SAN FRANCISCO (Reuters) - Bruce Bochy is considered a player’s manager and the clubhouse demeanor of the popular longtime skipper is paying dividends, with the San Francisco Giants seeking their second World Series crown in three years.
Bochy’s players speak glowingly of him, a 57-year-old former big-league player who has been in the Giants’ dugout since 2007.
The Giants have overcome an injury to closer Brian Wilson, a 15-loss season by two-time Cy Young Award winner Tim Lincecum, and the league-mandated, drug-related suspension of 2012 All-Star game MVP Melky Cabrera.
Southpaw Barry Zito, who has seen his once-flagging career resurrected this season, tipped his cap to his manager.
“Bochy has just been unbelievable,” he said. “I mean, wow. He gets the credit. He gets a lot of credit. But I think he’s due even more.”
Zito said Bochy’s handling of the bullpen without Wilson has been amazing.

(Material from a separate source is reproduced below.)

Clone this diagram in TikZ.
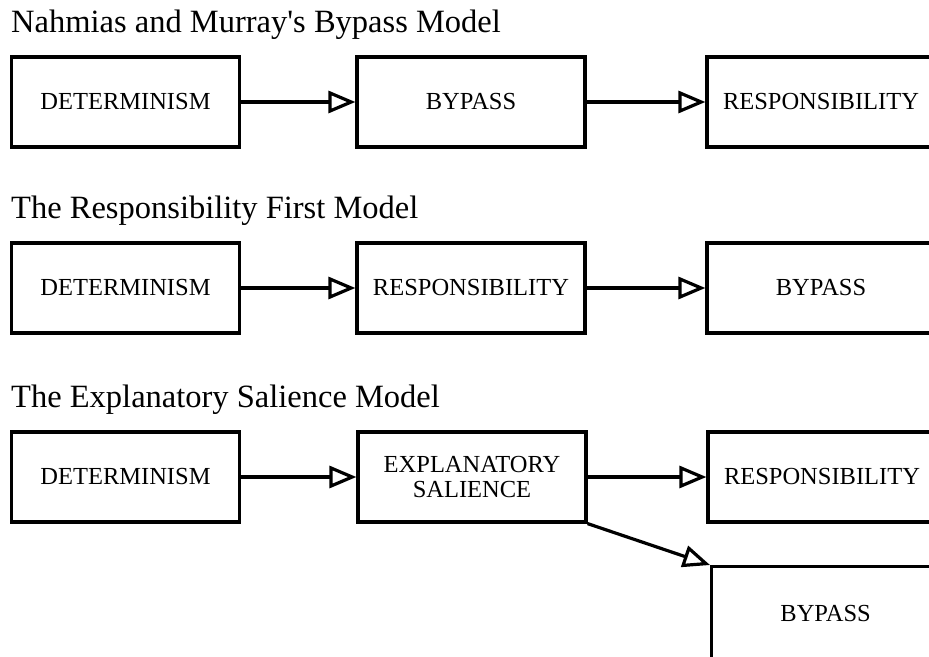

“For a team to go out there without a definite closer for most of the season, it’s just unreal what’s going on,” he said.
”We’re doing matchups in the eighth, matchups in the ninth, one‑run games, extra‑inning games, pulling these games out.
“It’s much easier on a manager when you have your obvious seventh, eighth and ninth setup guys, and your closer, and Bochy didn’t have that luxury.”
Bochy deflected the praise, saying San Francisco was a popular big-league destination because of the Giants’ culture of making players comfortable.
“As a club, not just the players, the staff, myself, but the front office, everybody, the Giants just do a tremendous job of trying to just make the player feel at home, comfortable, and they’re great at just creating tradition here,” he said.
“Any player that’s ever been a Giant is always welcomed back here, and usually there’s a lot of Giant players in the clubhouse or coming out to see us.”
San Francisco beat the Texas Rangers in five games to win the World Series in 2010 and will play the Detroit Tigers in this year’s Fall Classic.
Bochy, who managed the San Diego Padres for 12 seasons before coming to San Francisco, said he was still learning his craft.
“I don’t think you ever arrive as a player, I don’t think you ever do as a manager,” he said.
“You keep trying to get better and work on things, whether it’s in‑game strategy or managing your players or even dealing with the media or front office, whatever it is.”